I think it would make a great pot-luck dish; or for a meal to give away...  Enjoy!!!

There you have it. Chicken Gumbo ~ Bevy Style.  I love taking the liberty, at times, to see how something will turn out - by using simple alterations or additions.

: :  I know not everyone feels brave enough to make changes to a recipe - especially on one they've never made or even tasted before.  Like I said - I trusted my sister. 

But, what about you?  Are you a brave recipe re-creator??

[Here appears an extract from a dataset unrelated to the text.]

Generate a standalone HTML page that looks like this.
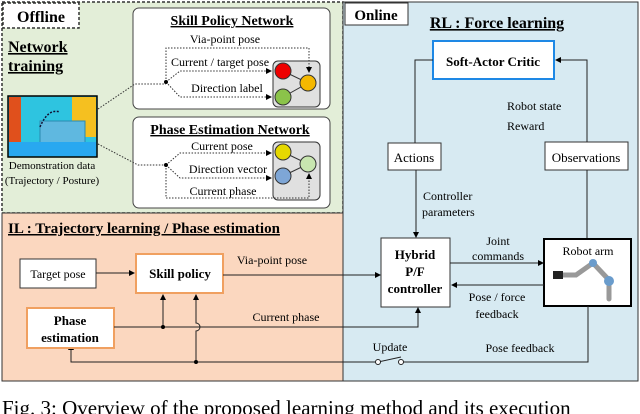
<!DOCTYPE html>
<html><head><meta charset="utf-8"><style>
body{margin:0;background:#fff;}
svg{display:block;font-family:"Liberation Serif",serif;}
</style></head><body>
<svg width="640" height="414" viewBox="0 0 640 414" xmlns="http://www.w3.org/2000/svg">
<defs>
<marker id="a" markerWidth="6" markerHeight="6" refX="5" refY="3" orient="auto" markerUnits="userSpaceOnUse"><path d="M0,0 L6,3 L0,6z" fill="#000"/></marker>
</defs>
<rect x="2" y="2" width="341" height="211" fill="#e3eed8" stroke="#333" stroke-dasharray="3,2" stroke-width="1.5"/>
<rect x="2" y="213" width="341" height="168" fill="#fbd7bf" stroke="#333" stroke-width="1"/>
<rect x="343" y="2" width="295" height="379" fill="#d7eaf2" stroke="#333" stroke-width="1"/>
<rect x="3" y="3" width="76" height="25" fill="#fff" stroke="#333" stroke-dasharray="3,2" stroke-width="1.5"/>
<text x="41" y="22" font-size="16" font-weight="bold" text-anchor="middle">Offline</text>
<rect x="345" y="3" width="63" height="22" fill="#fff" stroke="#333"/>
<text x="376" y="20" font-size="15" font-weight="bold" text-anchor="middle">Online</text>
<text x="8" y="52" font-size="16" font-weight="bold" text-decoration="underline">Network</text>
<text x="8" y="71" font-size="16" font-weight="bold" text-decoration="underline">training</text>
<rect x="133" y="8" width="197" height="101" rx="6" fill="#fff" stroke="#444"/>
<text x="232" y="25" font-size="14" font-weight="bold" text-anchor="middle" text-decoration="underline">Skill Policy Network</text>
<rect x="273" y="61" width="47" height="46" rx="5" fill="#e0e0e0" stroke="#333"/>
<text x="225" y="43" font-size="12" text-anchor="middle">Via-point pose</text>
<text x="220" y="66" font-size="12" text-anchor="middle">Current / target pose</text>
<text x="227" y="92" font-size="12" text-anchor="middle">Direction label</text>
<g stroke="#333" fill="none" stroke-width="1">
<path d="M166,82 V48 H309 V72" stroke-dasharray="1.5,1.5" marker-end="url(#a)"/>
<path d="M166,82 L180,71 H271" stroke-dasharray="1.5,1.5" marker-end="url(#a)"/>
<path d="M166,82 L180,97 H271" stroke-dasharray="1.5,1.5" marker-end="url(#a)"/>
<path d="M283,71 L308,83 L283,97"/>
<path d="M98,109 L135,84 H166" stroke-dasharray="1.5,1.5"/>
</g>
<circle cx="166" cy="82" r="2" fill="#000"/>
<circle cx="283" cy="71" r="8" fill="#e00" stroke="#333"/>
<circle cx="283" cy="97" r="8" fill="#8bc34a" stroke="#333"/>
<circle cx="308" cy="83" r="8" fill="#f5b800" stroke="#333"/>
<rect x="133" y="117" width="197" height="91" rx="6" fill="#fff" stroke="#444"/>
<text x="230" y="134" font-size="14" font-weight="bold" text-anchor="middle" text-decoration="underline">Phase Estimation Network</text>
<rect x="273" y="142" width="47" height="58" rx="5" fill="#e0e0e0" stroke="#333"/>
<text x="222" y="150" font-size="12" text-anchor="middle">Current pose</text>
<text x="228" y="173" font-size="12" text-anchor="middle">Direction vector</text>
<text x="223" y="195" font-size="12" text-anchor="middle">Current phase</text>
<g stroke="#333" fill="none" stroke-width="1">
<path d="M166,165 L180,153 H271" stroke-dasharray="1.5,1.5" marker-end="url(#a)"/>
<path d="M166,165 L180,178 H271" stroke-dasharray="1.5,1.5" marker-end="url(#a)"/>
<path d="M166,165 V198 H309 V174" stroke-dasharray="1.5,1.5" marker-end="url(#a)"/>
<path d="M283,152 L308,164 L283,176"/>
<path d="M98,144 L138,165 H166" stroke-dasharray="1.5,1.5"/>
</g>
<circle cx="166" cy="165" r="2" fill="#000"/>
<circle cx="283" cy="152" r="8" fill="#e6d800" stroke="#333"/>
<circle cx="283" cy="176" r="8" fill="#7ea6d6" stroke="#333"/>
<circle cx="308" cy="164" r="8" fill="#c8e6b0" stroke="#333"/>
<rect x="8" y="96" width="89" height="61" fill="#2ec4e0" stroke="#000" stroke-width="1.5"/>
<rect x="9" y="97" width="12" height="45" fill="#e0501c"/>
<rect x="72" y="97" width="24" height="40" fill="#f5c020"/>
<rect x="40" y="121" width="45" height="28" fill="#5fb8e0" stroke="#2a8ab0"/>
<rect x="9" y="142" width="87" height="14" fill="#28a8f0"/>
<path d="M40,127 Q48,108 60,112" stroke="#113" stroke-dasharray="2,1.5" fill="none" stroke-width="1.5"/>
<text x="52" y="169" font-size="11" text-anchor="middle">Demonstration data</text>
<text x="52" y="184" font-size="11" text-anchor="middle">(Trajectory / Posture)</text>
<text x="497" y="28" font-size="16" font-weight="bold" text-anchor="middle" text-decoration="underline">RL : Force learning</text>
<rect x="433" y="41" width="121" height="38" fill="#fff" stroke="#1e88e5" stroke-width="2"/>
<text x="493" y="66" font-size="13" font-weight="bold" text-anchor="middle">Soft-Actor Critic</text>
<rect x="388" y="143" width="53" height="27" fill="#fff" stroke="#333"/>
<text x="414" y="162" font-size="13" text-anchor="middle">Actions</text>
<rect x="545" y="142" width="83" height="28" fill="#fff" stroke="#333"/>
<text x="586" y="162" font-size="13" text-anchor="middle">Observations</text>
<text x="507" y="110" font-size="12">Robot state</text>
<text x="507" y="130" font-size="12">Reward</text>
<text x="423" y="200" font-size="12">Controller</text>
<text x="422" y="216" font-size="12">parameters</text>
<g stroke="#222" fill="none" stroke-width="1">
<path d="M433,60 H415 V143"/>
<path d="M416,170 V237" marker-end="url(#a)"/>
<path d="M587,142 V60 H556" marker-end="url(#a)"/>
<path d="M587,170 V238"/>
</g>
<rect x="381" y="238" width="69" height="69" fill="#fff" stroke="#333"/>
<text x="415" y="259" font-size="13" font-weight="bold" text-anchor="middle">Hybrid</text>
<text x="415" y="276" font-size="13" font-weight="bold" text-anchor="middle">P/F</text>
<text x="415" y="293" font-size="13" font-weight="bold" text-anchor="middle">controller</text>
<rect x="544" y="239" width="87" height="67" fill="#fff" stroke="#000" stroke-width="2"/>
<text x="588" y="255" font-size="12" text-anchor="middle">Robot arm</text>
<g stroke="#999" stroke-width="5" stroke-linecap="round" fill="none">
<path d="M562,275 H576 L593,263 L609,280 L609,299"/>
</g>
<circle cx="593" cy="263" r="4" fill="#6a9ccc"/><circle cx="609" cy="281" r="5" fill="#6a9ccc"/>
<rect x="553" y="271" width="10" height="8" fill="#222"/>
<text x="498" y="245" font-size="12" text-anchor="middle">Joint</text>
<text x="498" y="260" font-size="12" text-anchor="middle">commands</text>
<text x="497" y="301" font-size="12" text-anchor="middle">Pose / force</text>
<text x="497" y="318" font-size="12" text-anchor="middle">feedback</text>
<g stroke="#222" fill="none" stroke-width="1">
<path d="M450,263 H543" marker-end="url(#a)"/>
<path d="M544,285 H452" marker-end="url(#a)"/>
<path d="M588,306 V362 H403"/>
<path d="M378,362 L401,357"/>
<path d="M376,362 H71 V345" marker-end="url(#a)"/>
</g>
<circle cx="378" cy="362" r="2.5" fill="#fff" stroke="#222"/>
<circle cx="401" cy="362" r="2.5" fill="#fff" stroke="#222"/>
<text x="390" y="351" font-size="12" text-anchor="middle">Update</text>
<text x="520" y="352" font-size="12" text-anchor="middle">Pose feedback</text>
<text x="8" y="233" font-size="15" font-weight="bold" text-decoration="underline">IL : Trajectory learning / Phase estimation</text>
<rect x="20" y="259" width="76" height="29" fill="#fff" stroke="#333"/>
<text x="58" y="278" font-size="12" text-anchor="middle">Target pose</text>
<rect x="136" y="254" width="87" height="39" fill="#fff" stroke="#f0a060" stroke-width="2"/>
<text x="180" y="278" font-size="13" font-weight="bold" text-anchor="middle">Skill policy</text>
<rect x="27" y="308" width="87" height="40" fill="#fff" stroke="#f0a060" stroke-width="2"/>
<text x="70" y="325" font-size="13" font-weight="bold" text-anchor="middle">Phase</text>
<text x="70" y="342" font-size="13" font-weight="bold" text-anchor="middle">estimation</text>
<text x="272" y="264" font-size="12" text-anchor="middle">Via-point pose</text>
<text x="286" y="321" font-size="12" text-anchor="middle">Current phase</text>
<g stroke="#222" fill="none" stroke-width="1">
<path d="M96,273 H134" marker-end="url(#a)"/>
<path d="M223,275 H380" marker-end="url(#a)"/>
<path d="M114,327 H418 V308" marker-end="url(#a)"/>
<path d="M163,327 V295" marker-end="url(#a)"/>
<path d="M196,362 V331 A4,4 0 0 0 196,323 V295" marker-end="url(#a)"/>
</g>
<circle cx="163" cy="327" r="2" fill="#000"/>
<circle cx="196" cy="362" r="2" fill="#000"/>
<text x="2" y="415" font-size="21">Fig. 3: Overview of the proposed learning method and its execution</text>
</svg>
</body></html>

  1. So that is what you used your french bread for. I was waiting for a new recipe. It looks yummy! Thanks

  2. It's so true, pictures of cassaroles just do not do them any justice! I may have to try out this one sometime soon! And you know me, I love to experiment with a recipe!! ;)

  3. Thanks Bevy! I will have to try this. And no worries on the hot toffeee;) LOL! It was a great post, even with no recipe!

  4. No I'm not. I can't re-create a thing!

    But you my friend...
    are a good one.
    I have to tell you. My family is completely in love with Bevy's Stromboli. We've made it THREE times already. yeah baby three times!

    1. steak and cheese
    2. Cheese and pepperoni
    3. vegetarian. peppers, cheese, onions, pineapple.

    Good, good, good stuff!

    You should consider a recipe book in your near future!

  5. Yum! I like the idea of adding stale/crusty bread to the bottom! YAY!